## Information shown
______________________________

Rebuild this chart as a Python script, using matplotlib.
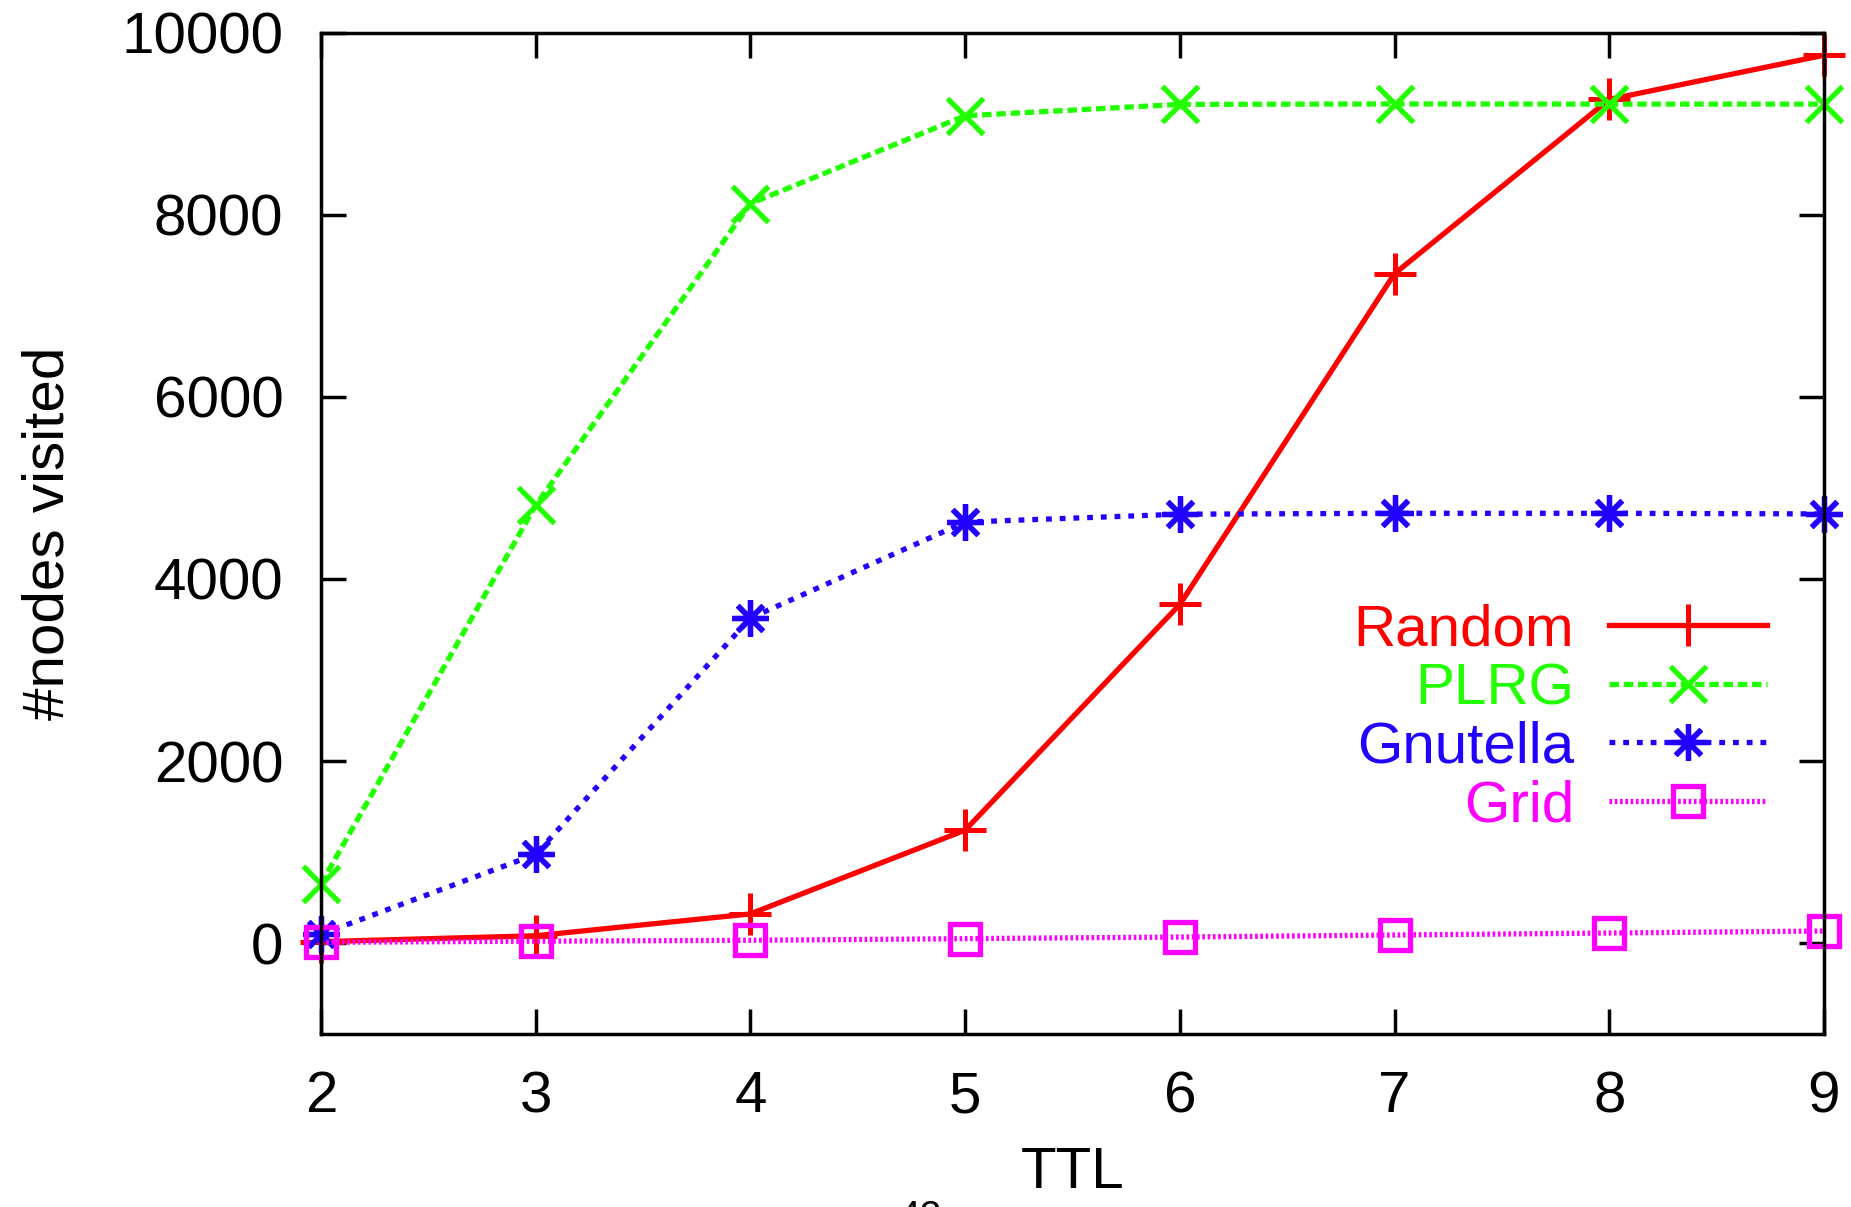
import matplotlib
matplotlib.use("Agg")
import matplotlib.pyplot as plt

plt.rcParams['font.family'] = ['Liberation Sans', 'DejaVu Sans']

ttl = [2, 3, 4, 5, 6, 7, 8, 9]
random_vals = [15, 80, 320, 1240, 3720, 7355, 9270, 9755]
plrg_vals = [650, 4810, 8125, 9090, 9215, 9220, 9218, 9218]
gnutella_vals = [95, 975, 3570, 4625, 4712, 4722, 4722, 4715]
grid_vals = [8, 20, 30, 48, 66, 88, 110, 132]

xticks = [2, 3, 4, 5, 6, 7, 8, 9]
yticks = [0, 2000, 4000, 6000, 8000, 10000]

fig = plt.figure(figsize=(18.51, 12.07), dpi=100)
ax = fig.add_axes([0.1734, 0.1433, 0.8120, 0.8294])

ax.plot(ttl, random_vals, color='#ff0000', lw=3.8, ls='-', marker='+',
        ms=30, mew=3.6, label='Random', clip_on=False, zorder=3)
ax.plot(ttl, plrg_vals, color='#22ff00', lw=3.8, ls=(0, (1.8, 0.9)), marker='x',
        ms=26, mew=3.8, label='PLRG', clip_on=False, zorder=3)
ax.plot(ttl, gnutella_vals, color='#2200ff', lw=3.8, ls=(0, (1.1, 1.5)), marker=(8, 2, 0),
        ms=26, mew=3.8, label='Gnutella', clip_on=False, zorder=3)
ax.plot(ttl, grid_vals, color='#ff00ff', lw=3.8, ls=(0, (0.5, 0.5)), marker='s',
        ms=21, mew=3.8, mfc='none', label='Grid', clip_on=False, zorder=3)

ax.set_xlim(2, 9)
ax.set_ylim(-1000, 10000)
ax.set_xticks(xticks)
ax.set_yticks(yticks)
ax.tick_params(axis='both', which='major', direction='in', length=18, width=2.5,
               top=True, right=True, labelsize=42, colors='black')
ax.tick_params(axis='y', pad=27)
ax.tick_params(axis='x', pad=26)
for s in ax.spines.values():
    s.set_linewidth(2.5)
    s.set_zorder(4)

ax.set_xlabel('TTL', fontsize=42, labelpad=16)
ax.set_ylabel('#nodes visited', fontsize=42, labelpad=33)

leg = ax.legend(loc='upper right', bbox_to_anchor=(0.962, 0.43), frameon=False,
                markerfirst=False, labelcolor='linecolor', fontsize=42,
                handlelength=2.7, handletextpad=0.6, labelspacing=0.08,
                borderpad=0.0, borderaxespad=0.0)
for t in leg.get_texts():
    t.set_ha('right')

fig.text(0.497, 0.006, '42', fontsize=28, ha='center', va='top')

fig.savefig('out.png', dpi=100)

______________________________

## Short problem
Output the lines above in full and exactly as given, omitting any pictures.

## Task solution
Rebuild this chart as a Python script, using matplotlib.
import matplotlib
matplotlib.use("Agg")
import matplotlib.pyplot as plt

plt.rcParams['font.family'] = ['Liberation Sans', 'DejaVu Sans']

ttl = [2, 3, 4, 5, 6, 7, 8, 9]
random_vals = [15, 80, 320, 1240, 3720, 7355, 9270, 9755]
plrg_vals = [650, 4810, 8125, 9090, 9215, 9220, 9218, 9218]
gnutella_vals = [95, 975, 3570, 4625, 4712, 4722, 4722, 4715]
grid_vals = [8, 20, 30, 48, 66, 88, 110, 132]

xticks = [2, 3, 4, 5, 6, 7, 8, 9]
yticks = [0, 2000, 4000, 6000, 8000, 10000]

fig = plt.figure(figsize=(18.51, 12.07), dpi=100)
ax = fig.add_axes([0.1734, 0.1433, 0.8120, 0.8294])

ax.plot(ttl, random_vals, color='#ff0000', lw=3.8, ls='-', marker='+',
        ms=30, mew=3.6, label='Random', clip_on=False, zorder=3)
ax.plot(ttl, plrg_vals, color='#22ff00', lw=3.8, ls=(0, (1.8, 0.9)), marker='x',
        ms=26, mew=3.8, label='PLRG', clip_on=False, zorder=3)
ax.plot(ttl, gnutella_vals, color='#2200ff', lw=3.8, ls=(0, (1.1, 1.5)), marker=(8, 2, 0),
        ms=26, mew=3.8, label='Gnutella', clip_on=False, zorder=3)
ax.plot(ttl, grid_vals, color='#ff00ff', lw=3.8, ls=(0, (0.5, 0.5)), marker='s',
        ms=21, mew=3.8, mfc='none', label='Grid', clip_on=False, zorder=3)

ax.set_xlim(2, 9)
ax.set_ylim(-1000, 10000)
ax.set_xticks(xticks)
ax.set_yticks(yticks)
ax.tick_params(axis='both', which='major', direction='in', length=18, width=2.5,
               top=True, right=True, labelsize=42, colors='black')
ax.tick_params(axis='y', pad=27)
ax.tick_params(axis='x', pad=26)
for s in ax.spines.values():
    s.set_linewidth(2.5)
    s.set_zorder(4)

ax.set_xlabel('TTL', fontsize=42, labelpad=16)
ax.set_ylabel('#nodes visited', fontsize=42, labelpad=33)

leg = ax.legend(loc='upper right', bbox_to_anchor=(0.962, 0.43), frameon=False,
                markerfirst=False, labelcolor='linecolor', fontsize=42,
                handlelength=2.7, handletextpad=0.6, labelspacing=0.08,
                borderpad=0.0, borderaxespad=0.0)
for t in leg.get_texts():
    t.set_ha('right')

fig.text(0.497, 0.006, '42', fontsize=28, ha='center', va='top')

fig.savefig('out.png', dpi=100)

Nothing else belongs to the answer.